North Koreans are often assumed to be compliant recipients of all official propaganda produced by the state. Calling this assumption into question, the article examines two co-existing models of film spectatorship which began to develop in the DPRK in the wake of the Korean War (1950–1953) by historicizing North Korean audiences and their experiences at the movies during the 1950s and early 1960s. Although with Soviet help Pyongyang was able to rebuild its national film industry destroyed in large part by US aerial bombings during the war, the industry continued to struggle for another decade before it could fully resume its viability. At the same time, the government stepped up its efforts to educate the proletarian masses through the medium of cinema not only in the workers’ spare time, but also while at work. However, if workplace film programs were rarely a source of much trouble, the opposite was true of their neighborhood counterparts. The country’s dysfunctional postwar movie theaters emerged as the main sites of social mischief and mayhem practiced by unruly North Korean moviegoing publics. By looking closely at the material conditions of film production, distribution and exhibition in the early history of North Korea we can understand both the origins of social nonconformism in this society and the limits of efficacy we attribute to state propaganda on the public at large.

Disclosure statement

No potential conflict of interest was reported by the author.

Notes on contributor

Dima Mironenko is a Postdoctoral Associate and Lecturer in the Department of East Asian Languages and Literatures at Yale University. He received his PhD in Modern Korean History with a secondary field in Film and Visual Studies from Harvard University in 2014. His research encompasses modern Korean history, film and visual studies, and the study of gender and sexuality.

Notes

1 Full information, especially on earlier North Korean productions, including directors’ names and film release dates, is not always available from official North Korean sources. Wherever possible, I have included all the identifying information I was able to access while doing archival research for this project.

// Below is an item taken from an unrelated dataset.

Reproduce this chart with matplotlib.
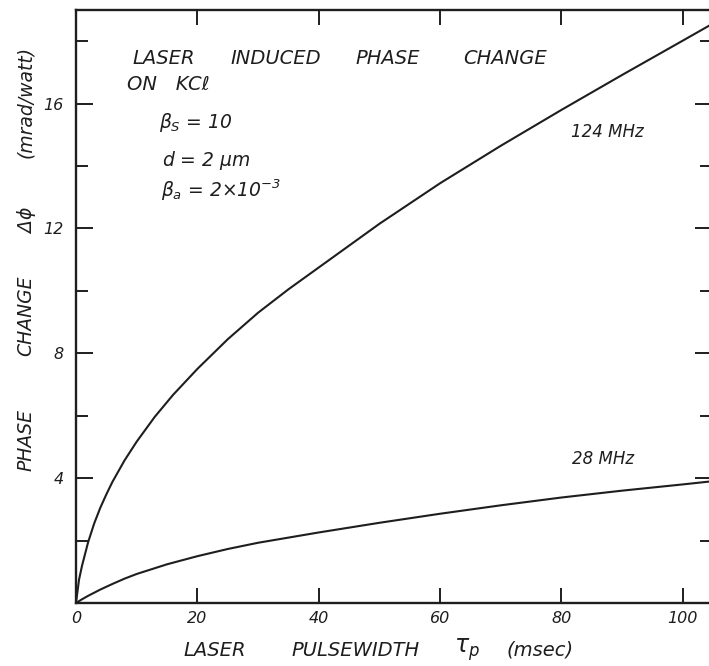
import matplotlib
matplotlib.use("Agg")
import matplotlib.pyplot as plt

plt.rcParams["font.family"] = ["DejaVu Sans"]
plt.rcParams["font.style"] = "italic"
plt.rcParams["mathtext.fontset"] = "custom"
plt.rcParams["mathtext.rm"] = "DejaVu Sans:italic"
plt.rcParams["mathtext.it"] = "DejaVu Sans:italic"
plt.rcParams["mathtext.default"] = "it"

# Phase change (mrad/watt) versus laser pulsewidth (msec)
pulse_124 = [0, 0.5, 1, 2, 3, 4, 5, 6, 8, 10, 13, 16, 20, 25, 30, 35, 40,
             50, 60, 70, 80, 90, 100, 104.8]
phase_124 = [0, 0.75, 1.2, 1.95, 2.55, 3.05, 3.48, 3.88, 4.57, 5.17, 5.97,
             6.67, 7.5, 8.45, 9.3, 10.05, 10.75, 12.15, 13.45, 14.65, 15.8,
             16.92, 18.02, 18.55]

pulse_28 = [0, 1, 2, 4, 6, 8, 10, 15, 20, 25, 30, 40, 50, 60, 70, 80,
            90, 100, 104.8]
phase_28 = [0, 0.12, 0.23, 0.43, 0.61, 0.78, 0.93, 1.24, 1.5, 1.73, 1.93,
            2.26, 2.57, 2.86, 3.13, 3.38, 3.6, 3.8, 3.9]

x_ticks = [0, 20, 40, 60, 80, 100]
x_tick_labels = ["0", "20", "40", "60", "80", "100"]
y_major = [4, 8, 12, 16]
y_major_labels = ["4", "8", "12", "16"]
y_minor = [2, 6, 10, 14, 18]

ink = "#1e1e1e"
W, H = 709, 666

fig = plt.figure(figsize=(W / 100, H / 100), dpi=100)
fig.patch.set_facecolor("white")
ax = fig.add_axes([76 / W, 63 / H, 636 / W, 593 / H])
ax.set_xlim(0, 104.8)
ax.set_ylim(0, 19)

ax.plot(pulse_124, phase_124, color=ink, lw=1.5, solid_capstyle="round",
        solid_joinstyle="round")
ax.plot(pulse_28, phase_28, color=ink, lw=1.5, solid_capstyle="round",
        solid_joinstyle="round")

for sp in ax.spines.values():
    sp.set_color(ink)
    sp.set_linewidth(1.7)

ax.set_xticks(x_ticks)
ax.set_xticklabels(x_tick_labels)
ax.set_yticks(y_major)
ax.set_yticklabels(y_major_labels)
ax.set_yticks(y_minor, minor=True)

ax.tick_params(axis="both", which="both", direction="in", top=True,
               right=True, color=ink, width=1.4, labelcolor=ink)
ax.tick_params(axis="x", which="major", length=11, pad=6, labelsize=11.5)
ax.tick_params(axis="y", which="major", length=12, pad=9, labelsize=11.5)
ax.tick_params(axis="y", which="minor", length=8.5)


def put(s, x, y, size=13.5, ha="center", **kw):
    fig.text(x / W, 1 - y / H, s, ha=ha, va="center", color=ink,
             fontsize=size, **kw)


# heading block
for word, cx in [("LASER", 164), ("INDUCED", 276), ("PHASE", 388),
                 ("CHANGE", 505)]:
    put(word, cx, 58, size=14)
put("ON   KCℓ", 127, 84, ha="left", size=14)
put(r"$\beta_S$ = 10", 159, 122, ha="left")
put(r"$d$ = 2 $\mu$m", 162, 160, ha="left")
put(r"$\beta_a$ = 2$\times$10$^{-3}$", 161, 190, ha="left")

# curve labels
put("124 MHz", 607, 132, size=12)
put("28 MHz", 603, 459, size=12)

# y-axis title, word by word
for word, cy in [("PHASE", 440), ("CHANGE", 316), (r"$\Delta\phi$", 220),
                 ("(mrad/watt)", 102)]:
    put(word, 26, cy, rotation=90)

# x-axis title, word by word
for word, cx in [("LASER", 215), ("PULSEWIDTH", 356), (r"$\tau_p$", 467),
                 ("(msec)", 540)]:
    put(word, cx, 650, size=14 if word != r"$\tau_p$" else 17)

fig.savefig("out.png", dpi=100, facecolor="white")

2 For more on the development of widescreen processes in the USA, see: Belton (Citation1992).

3 Notably, while North Korean sources contain a report on the Romanian congress, no mention of such a meeting is found in the main Soviet film journal Iskusstvo Kino (‘The art of film’).

4 Miriam Hansen produced a seminal study on early American film spectatorship, in which she traces the origins of an alternative public sphere to the transformations in US film exhibition practices and the emergence of audiences as an active participant of the cinematic process within the context of the urban movie theater. For more parallels between Hansen’s study and the North Korean case, see the first three chapters (21–125) of her book: Hansen (Citation1991).

5 I would like to thank Chad Norris for drawing my attention to this and stimulating me to further consider the implications of workplace film-viewing.

6 Although haesŏlja represents a discrete category from what film historians have referred to as a ‘film lecturer,’ there is also a good deal of overlap between these two roles, as well as their functions within the film exhibition process. While film lecturers are historically associated with an earlier period and, in a way, epitomize the heyday of silent cinema before the advent of talkies to the silver screen, North Korean film explainers, by contrast, arise out of a very different postwar need to patch up what sound technology has failed to deliver and in a manner which, in turn, imitates the very same technology gone AWOL. Unlike the historic lecturer, however, the North Korean explainer is extremely limited (at least, on paper) in what he or she can say and has always to work from a script (at least, in theory). The practice of employing film lecturers, however, was not completely discontinued even after the introduction of sound, and many places around the world – in particular, countries that imported most of its films, such as North Korea during the 1950s – carried on this tradition adapting it to their new needs. For more on film lecturers and their afterlife, see: Lacasse (Citation2006). For the Korean counterpart of the silent period film lecturer – the byeonsa – prior to 1945, see: Maliangkay (Citation2005).